Pasó más tiempo. Tres años. Ahora tenía 20 y un amigo dijo que tenía la teoría de que cada grupito de amigas tenía a una fea para que las demás se vieran bonitas. Como en la primaria, todos me miraron y rieron. O bueno... creo que eso más bien pasó en mi mente porque sabía que de todas mis amigas yo era la rara y la fea y la amorfa.
Otra vez el tiempo. Otra vez los años. A los 23, mi hermano comentó en una comida familiar que mis mejores fotos eran esas en las que no salía mi rostro. Me pareció lo más lógico del mundo y me enojé mucho por no haberme dado cuenta antes. Mis redes sociales se despidieron entonces de las selfies y comencé a subir fotos en las que estaba de espaldas, viendo hacia abajo o cubriéndome la cara con el cabello.
Ahora solo presumía mi cuerpo de pecado y escondía mi cara de arrepentimiento. Porque lo que se graba en piedra... ¿cómo se borra?
Otra vez el tiempo. Aunque ahora las cosas cambiaron y el pánico llegó cuando comencé a subir cuatro, seis, ocho kilos. Ya no había cintura pequeña sino unas lonjas desbordándose sobre la pretina de mis pantalones. Mis piernas parecían dos grandes jamones, by the way, cero antojables. Mis brazos ahora evitaban decir adiós por temor a evidenciar mi piel flácida.
Entonces yo trabajaba en una parroquia y mi jefa me hizo ver lo mal que me alimentaba. Tenía razón.
No supe cuándo ni cómo pasó, así que tuve que cambiar los cinco tacos de chorizo con huevo en harina por una malteada de vainilla de Herbalife. Me inscribí al gimnasio y empecé a comer más frutas y verduras.
Se sentía bien hasta que mi hermana me dijo que estaba obsesionada con mi cuerpo. Claro que lo estaba. Pero no quería que fuera tan evidente. Por eso volví a comer lo que mi mamá preparaba y a tomar refresco en el almuerzo, la comida y la cena.
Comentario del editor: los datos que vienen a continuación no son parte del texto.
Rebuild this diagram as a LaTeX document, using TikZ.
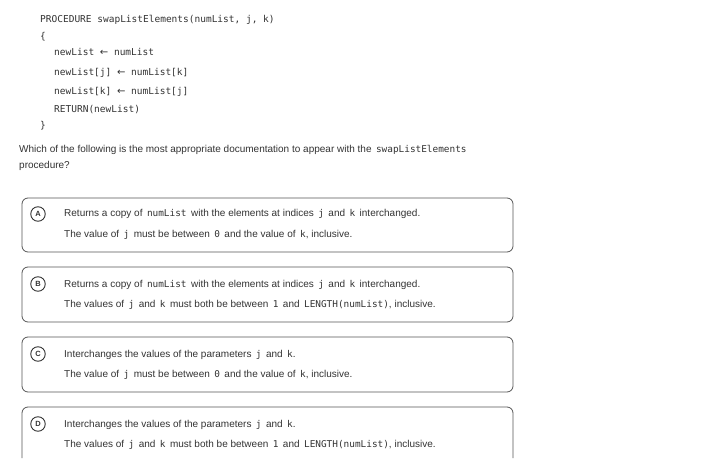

Tenía 27 años cuando me atreví a decir lo gorda y fea que me sentía. Ahí fue cuando mi mejor amiga me dijo que si no era plus size, no tenía derecho a quejarme y que ya no perdería su energía alimentando mi ego para que yo me sintiera mejor. Estoy segura de que no lo dijo así, pero eso fue lo que grabé sobre piedra una vez más:
“No tienes derecho a quejarte”.
Llegué a odiar tanto mi cara que me la quise arrancar a rasguños. Las cicatrices que quedaron en mis cachetes me lo recuerdan todos los días cuando me veo al espejo y aplico maquillaje para ocultarlas.
Pero ya no. Me cansé de obligarme a encajar con estándares de belleza tontos, de cargar piedras grabadas con comentarios pendejos. Me harté de permitirlo.
Hoy desperté pidiéndole tregua a mi mente: ¿y si hoy nos hablamos bonito? Solo hoy. Por favor.
Lo decidí. Voy a romper todos esos estigmas, soltar las inseguridades que los demás depositaron en mí y derrumbar los muros que me impiden ver que ya soy valiosa y amada sin cambiar absolutamente nada de lo que soy.